Liputan6.com, Jakarta - Mantan Menteri Dalam Negeri (Mendagri) Gamawan Fauzi mengaku tak pernah mendapat laporan dari Badan Pengawasan Keuangan dan Pembangunan (BPKP) terkait adanya dugaan mark up dalam proyek e-KTP.
Gamawan mengaku, dirinya meminta secara langsung kepada auditor BPKP untuk mengecek apakah ada penggelembungan harga atau tidak dalam proyek yang kini diduga merugikan negara hingga Rp 2,3 triliun.
"Itulah yang saya sesalkan sekarang, kenapa dulu tidak ada laporan mark up? Padahal, dua kali diaudit BPKP," ujar Gamawan kepada Majelis Hakim Pengadilan Tipikor, Jakarta Pusat, Senin (9/10/2017).
Advertisement
Gamawan hadir sebagai saksi untuk terdakwa Andi Agustinus alias Andi Narogong. Dalam sidang, Gamawan mengaku, audit dari BPKP terkait harga perkiraan sendiri (HPS) dan mengenai proses tender atau pelelangan.

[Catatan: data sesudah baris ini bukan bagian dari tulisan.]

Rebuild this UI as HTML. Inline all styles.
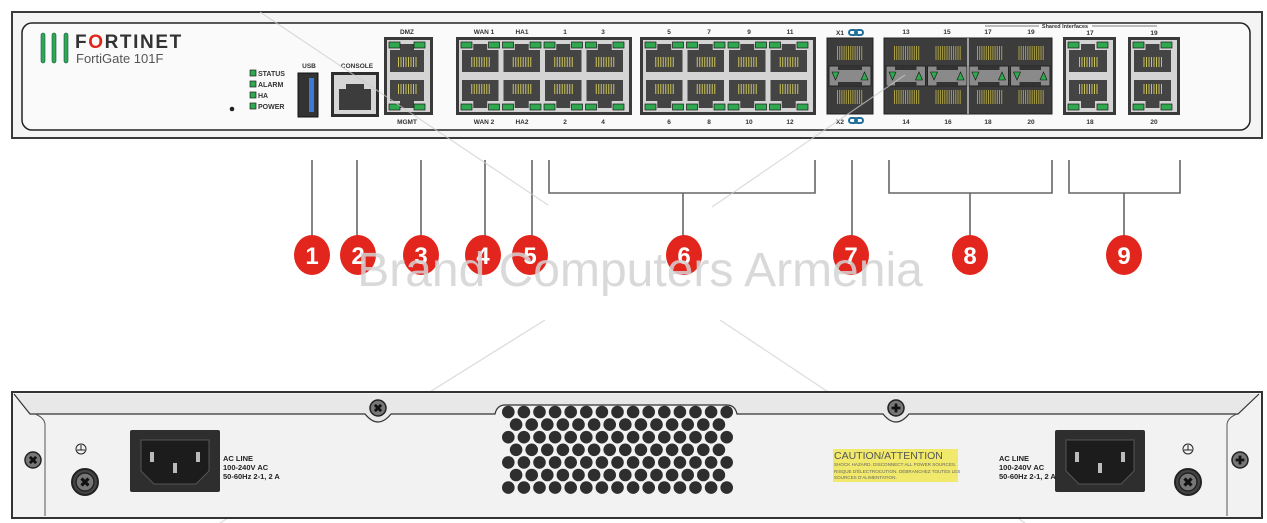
<!DOCTYPE html>
<html><head><meta charset="utf-8"><style>
html,body{margin:0;padding:0;background:#fff;width:1267px;height:523px;overflow:hidden}
svg{display:block;font-family:"Liberation Sans",Arial,sans-serif}
</style></head><body>
<svg id="s" width="1267" height="523" viewBox="0 0 1267 523" xmlns="http://www.w3.org/2000/svg">
<rect x="12" y="12" width="1250" height="126" fill="#f4f4f4" stroke="#3a3a3a" stroke-width="2"/>
<rect x="22" y="23" width="1228" height="107" rx="10" fill="#fafafa" stroke="#222" stroke-width="1.5"/>
<rect x="41" y="33" width="4" height="30" rx="2" fill="#2fa84f" stroke="#155" stroke-width=".6"/>
<rect x="52" y="33" width="4" height="30" rx="2" fill="#2fa84f" stroke="#155" stroke-width=".6"/>
<rect x="64" y="33" width="4" height="30" rx="2" fill="#2fa84f" stroke="#155" stroke-width=".6"/>
<text x="75" y="48" font-size="19" font-weight="bold" fill="#333" letter-spacing="1.6">F<tspan fill="#e0241b">O</tspan>RTINET</text>
<text x="76" y="63" font-size="13" fill="#555">FortiGate 101F</text>
<g font-size="7" font-weight="bold" fill="#333">
<rect x="250" y="70" width="6" height="6" fill="#2fa84f" stroke="#222" stroke-width=".7"/><text x="258" y="76">STATUS</text>
<rect x="250" y="81" width="6" height="6" fill="#2fa84f" stroke="#222" stroke-width=".7"/><text x="258" y="87">ALARM</text>
<rect x="250" y="92" width="6" height="6" fill="#2fa84f" stroke="#222" stroke-width=".7"/><text x="258" y="98">HA</text>
<rect x="250" y="103" width="6" height="6" fill="#2fa84f" stroke="#222" stroke-width=".7"/><text x="258" y="109">POWER</text>
</g>
<circle cx="232" cy="109" r="2.3" fill="#222"/>
<g font-size="6.5" font-weight="bold" fill="#333" text-anchor="middle">
<text x="309" y="68">USB</text><text x="357" y="68">CONSOLE</text>
<text x="407" y="34">DMZ</text><text x="407" y="124">MGMT</text>
<text x="484" y="34">WAN 1</text><text x="522" y="34">HA1</text><text x="565" y="34">1</text><text x="603" y="34">3</text>
<text x="484" y="124">WAN 2</text><text x="522" y="124">HA2</text><text x="565" y="124">2</text><text x="603" y="124">4</text>
<text x="669" y="34">5</text><text x="709" y="34">7</text><text x="749" y="34">9</text><text x="790" y="34">11</text>
<text x="669" y="124">6</text><text x="709" y="124">8</text><text x="749" y="124">10</text><text x="790" y="124">12</text>
<text x="840" y="35">X1</text><text x="840" y="124">X2</text>
<text x="906" y="34">13</text><text x="947" y="34">15</text><text x="988" y="34">17</text><text x="1031" y="34">19</text>
<text x="906" y="124">14</text><text x="948" y="124">16</text><text x="988" y="124">18</text><text x="1031" y="124">20</text>
<text x="1090" y="35">17</text><text x="1154" y="35">19</text>
<text x="1090" y="124">18</text><text x="1154" y="124">20</text>
<text x="1065" y="28" font-size="5.5">Shared Interfaces</text>
</g>
<line x1="985" y1="26" x2="1039" y2="26" stroke="#555" stroke-width=".8"/>
<line x1="1092" y1="26" x2="1157" y2="26" stroke="#555" stroke-width=".8"/>
<g fill="none" stroke="#1f6f9a" stroke-width="2"><rect x="849" y="30" width="8" height="5" rx="2.5"/><rect x="855" y="30" width="8" height="5" rx="2.5"/>
<rect x="849" y="118" width="8" height="5" rx="2.5"/><rect x="855" y="118" width="8" height="5" rx="2.5"/></g>
<rect x="298" y="73" width="20" height="44" fill="#333" stroke="#111"/>
<rect x="309" y="78" width="5" height="34" fill="#3a7bd5"/>
<rect x="331" y="72" width="48" height="45" fill="#2e2e2e"/>
<rect x="334" y="75" width="42" height="39" fill="#d6d6d6"/>
<path d="M339 89 H346 V84 H364 V89 H371 V110 H339 Z" fill="#3c3c3c"/>
<g id="fr"></g>
<g stroke="#666" stroke-width="1.6" fill="none">
<path d="M312 160V245M357 160V245M421 160V245M485 160V245M532 160V245"/>
<path d="M549 160V193H815V160M683 193V245"/>
<path d="M852 160V245"/>
<path d="M889 160V193H1052V160M970 193V245"/>
<path d="M1069 160V193H1180V160M1124 193V245"/>
</g>
<g id="nums" font-size="24" font-weight="bold" fill="#fff" text-anchor="middle"></g>
<text x="640" y="286" font-size="48" fill="#d2d2d2" fill-opacity=".85" text-anchor="middle">Brand Computers Armenia</text>
<g stroke="#ccc" stroke-width="1.2" opacity=".7">
<line x1="260" y1="12" x2="548" y2="205"/><line x1="712" y1="207" x2="905" y2="75"/>
<line x1="545" y1="320" x2="220" y2="523"/><line x1="720" y1="320" x2="1025" y2="523"/>
</g>
<path d="M12 392 H1262 V518 H12 Z" fill="#f2f2f2" stroke="#333" stroke-width="2"/>
<path d="M14 394 L30 414 H365 Q378 430 391 414 H495 Q497 405 505 405 H727 Q735 405 737 414 H883 Q896 430 909 414 H1238 L1259 394" fill="#e8e8e8" stroke="#333" stroke-width="1.2"/>
<path d="M45 516 V425 Q45 418 35 414" fill="none" stroke="#555" stroke-width="1"/>
<path d="M1227 516 V425 Q1227 418 1237 414" fill="none" stroke="#555" stroke-width="1"/>
<g id="back"></g>
<g font-size="7.5" font-weight="bold" fill="#222">
<text x="223" y="461">AC LINE</text><text x="223" y="470">100-240V AC</text><text x="223" y="479">50-60Hz 2-1, 2 A</text>
<text x="999" y="461">AC LINE</text><text x="999" y="470">100-240V AC</text><text x="999" y="479">50-60Hz 2-1, 2 A</text>
</g>
<rect x="833" y="449" width="125" height="33" fill="#f1e96b"/>
<text x="834" y="459" font-size="10.5" fill="#555">CAUTION/ATTENTION</text>
<g font-size="4.6" fill="#666"><text x="834" y="466">SHOCK HAZARD. DISCONNECT ALL POWER SOURCES.</text><text x="834" y="473">RISQUE D'ÉLECTROCUTION. DÉBRANCHEZ TOUTES LES</text><text x="834" y="479">SOURCES D'ALIMENTATION.</text></g>
</svg>
<script>
var o="";
function led(x,y){return '<rect x="'+x+'" y="'+y+'" width="11" height="6" fill="#2fa84f" stroke="#1a1a1a" stroke-width=".7"/>';}
function pins(cx,y,h){var s='';for(var i=0;i<8;i++)s+='<rect x="'+(cx-9+i*2.5)+'" y="'+y+'" width="1" height="'+h+'" fill="#c9c25a"/>';return s;}
function col(x,w){var s='',cx=x+w/2;
 s+='<path d="M'+(x+1)+' 50 H'+(cx-7)+' V44 H'+(cx+7)+' V50 H'+(x+w-1)+' V72 H'+(x+1)+' Z" fill="#444"/>'+pins(cx,57,10);
 s+='<path d="M'+(x+1)+' 80 H'+(x+w-1)+' V101 H'+(cx+7)+' V108 H'+(cx-7)+' V101 H'+(x+1)+' Z" fill="#444"/>'+pins(cx,84,10);
 s+=led(x,42)+led(x+w-11,42)+led(x,104)+led(x+w-11,104);return s;}
function block(x,n,w){var s='<rect x="'+x+'" y="37" width="'+(n*w+10)+'" height="78" fill="#3a3a3a"/><rect x="'+(x+3)+'" y="40" width="'+(n*w+4)+'" height="72" fill="#d4d4d4"/>';
 for(var i=0;i<n;i++)s+=col(x+5+i*w,w-3);return s;}
o+=block(384,1,39);o+=block(456,4,41.5);o+=block(640,4,41.5);o+=block(1063,1,43);o+=block(1128,1,42);
function sfp(x,w){var s='';
 for(var i=0;i<12;i++)s+='<rect x="'+(x+9+i*2.2)+'" y="46" width="1" height="14" fill="#a89d45"/><rect x="'+(x+9+i*2.2)+'" y="90" width="1" height="14" fill="#a89d45"/>';
 s+='<rect x="'+(x+1)+'" y="66" width="'+(w-2)+'" height="20" fill="#8a8a8a" stroke="#222"/><rect x="'+(x+10)+'" y="66" width="'+(w-20)+'" height="4" fill="#333"/><rect x="'+(x+10)+'" y="82" width="'+(w-20)+'" height="4" fill="#333"/>';
 s+='<path d="M'+(x+4)+' 72 h7 l-3.5 8z" fill="#2fa84f" stroke="#111" stroke-width=".6"/><path d="M'+(x+w-11)+' 80 h7 l-3.5 -8z" fill="#2fa84f" stroke="#111" stroke-width=".6"/>';return s;}
o+='<rect x="827" y="38" width="46" height="76" fill="#3c3c3c" stroke="#222"/>'+sfp(828,44);
o+='<rect x="884" y="38" width="168" height="76" fill="#3c3c3c" stroke="#222"/>';
for(var i=0;i<4;i++)o+=sfp(885+i*41.5,41.5);
o+='<line x1="968" y1="38" x2="968" y2="114" stroke="#fff" stroke-width="1"/>';
document.getElementById('fr').innerHTML=o;
var n=[[312,1],[358,2],[421,3],[483,4],[530,5],[684,6],[851,7],[970,8],[1124,9]],t='';
n.forEach(function(a){t+='<ellipse cx="'+a[0]+'" cy="255" rx="18" ry="20" fill="#e3261d"/><text x="'+a[0]+'" y="264">'+a[1]+'</text>';});
document.getElementById('nums').innerHTML=t;
var b='';
for(var r=0;r<7;r++){var off=r%2?7.8:0,c=r%2?14:15;for(var k=0;k<c;k++)b+='<circle cx="'+(508.3+off+k*15.6)+'" cy="'+(412+r*12.6)+'" r="6.3" fill="#2e2e2e"/>';}
function screw(x,y,r,plus){return '<circle cx="'+x+'" cy="'+y+'" r="'+r+'" fill="#777" stroke="#222" stroke-width="1.5"/><path d="M'+(x-r*0.55)+' '+y+'H'+(x+r*0.55)+'M'+x+' '+(y-r*0.55)+'V'+(y+r*0.55)+'" stroke="#111" stroke-width="'+(r*0.35)+'" '+(plus?'':'transform="rotate(45 '+x+' '+y+')"')+'/>';}
b+=screw(378,408,8,0)+screw(896,408,8,1)+screw(33,460,8,0)+screw(1240,460,8,1);
b+='<circle cx="85" cy="482" r="13" fill="#444" stroke="#222" stroke-width="2"/>'+screw(85,482,9,0);
b+='<circle cx="1188" cy="482" r="13" fill="#444" stroke="#222" stroke-width="2"/>'+screw(1188,482,9,0);
function gnd(x,y){return '<circle cx="'+x+'" cy="'+y+'" r="5" fill="none" stroke="#222"/><path d="M'+x+' '+(y-4)+'V'+(y+1)+'M'+(x-4)+' '+(y+1)+'H'+(x+4)+'" stroke="#222"/>';}
b+=gnd(81,449)+gnd(1188,449);
function inlet(x){return '<rect x="'+x+'" y="430" width="90" height="62" rx="2" fill="#2e2e2e"/><path d="M'+(x+11)+' 440 H'+(x+79)+' V471 L'+(x+66)+' 484 H'+(x+24)+' L'+(x+11)+' 471 Z" fill="#1c1c1c" stroke="#555"/><rect x="'+(x+20)+'" y="452" width="4" height="10" fill="#bbb"/><rect x="'+(x+66)+'" y="452" width="4" height="10" fill="#bbb"/><rect x="'+(x+43)+'" y="463" width="4" height="10" fill="#bbb"/>';}
b+=inlet(130)+inlet(1055);
document.getElementById('back').innerHTML=b;
</script>
</body></html>
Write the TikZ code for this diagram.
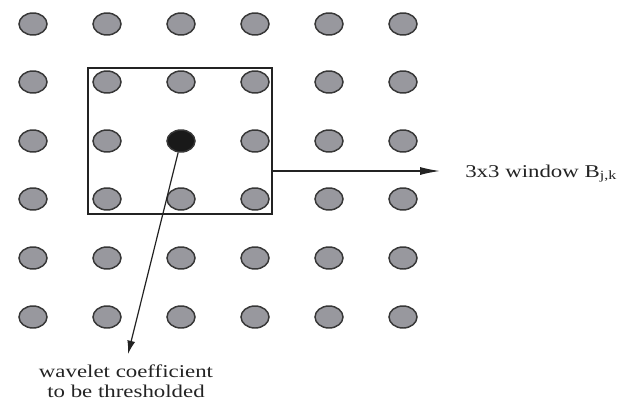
\documentclass[tikz,border=0pt]{standalone}
\usepackage{fontspec}
\setmainfont{Liberation Serif}
\usetikzlibrary{shapes.geometric,arrows.meta}
\definecolor{dotfill}{RGB}{152,152,158}
\definecolor{dotline}{RGB}{55,55,55}
\definecolor{inkc}{RGB}{35,35,35}
\begin{document}
\begin{tikzpicture}[x=0.75pt,y=-0.75pt,
  gdot/.style={ellipse,draw=dotline,fill=dotfill,line width=1.1pt,minimum width=21pt,minimum height=16.5pt,inner sep=0pt},
  bdot/.style={gdot,fill=black!90},
  winbox/.style={draw=inkc,line width=1pt,inner sep=0pt},
  conn/.style={draw=inkc,line width=0.9pt},
  lbl/.style={font=\fontsize{13.5}{15}\selectfont,text=inkc,inner sep=0pt}]
\useasboundingbox (0,0) rectangle (628,400);
\node[winbox,minimum width=138pt,minimum height=109.5pt] (win) at (180,141) {};
\foreach \i/\x in {1/33,2/107,3/181,4/255,5/329,6/403}
  \foreach \j/\y in {1/24,2/82,3/141,4/199,5/258,6/317}
  {\ifnum\i\j=33 \node[bdot] (dot) at (\x,\y) {};\else \node[gdot] (c\i\j) at (\x,\y) {};\fi}
\coordinate (t1) at (440,171);
\draw[conn,-{Latex[length=15pt,width=6pt]}] (win.east |- t1) -- (t1);
\node[lbl,anchor=base west] (lab1) at (465,177) {\scalebox{1.27}[1]{3x3 window B\textsubscript{j,k}}};
\coordinate (t2) at (128,354);
\draw[conn,-{Latex[length=10pt,width=6pt]}] (dot) -- (t2);
\node[lbl,anchor=north] (lab2) at (126,363) {\scalebox{1.27}[1]{\begin{tabular}{@{}c@{}}wavelet coefficient\\to be thresholded\end{tabular}}};
\end{tikzpicture}
\end{document}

Selain BPKP, Badan Pemeriksa Keuangan (BPK) juga pernah melakukan audit pemeriksaan dengan tujuan tertentu (PDTT).
"Diperiksa BPK tiga kali enggak ada yang menyatakan ada KKN. Lalu ada laporan persaingan usaha persekongkolan, sampai menang inkrah tidak ada bukti persekongkolan," kata Gamawan.
Menurut Gamawan, jika sejak awal dirinya mendengar adanya laporan mark up dalam proyek senilai Rp 5,9 triliun, dia mengaku akan menghentikan proyek tersebut.
"Kalau saya tahu adanya mark up, pasti sudah saya hentikan," kata dia.
Dalam dakwaan dan tuntutan terhadap dua mantan Pejabat Ditjen Dukcapil Kemendagri Irman dan Sugiharto, Gamawan disebut menerima aliran dana USD 4,5 juta dan Rp 50 juta terkait proyek tersebut.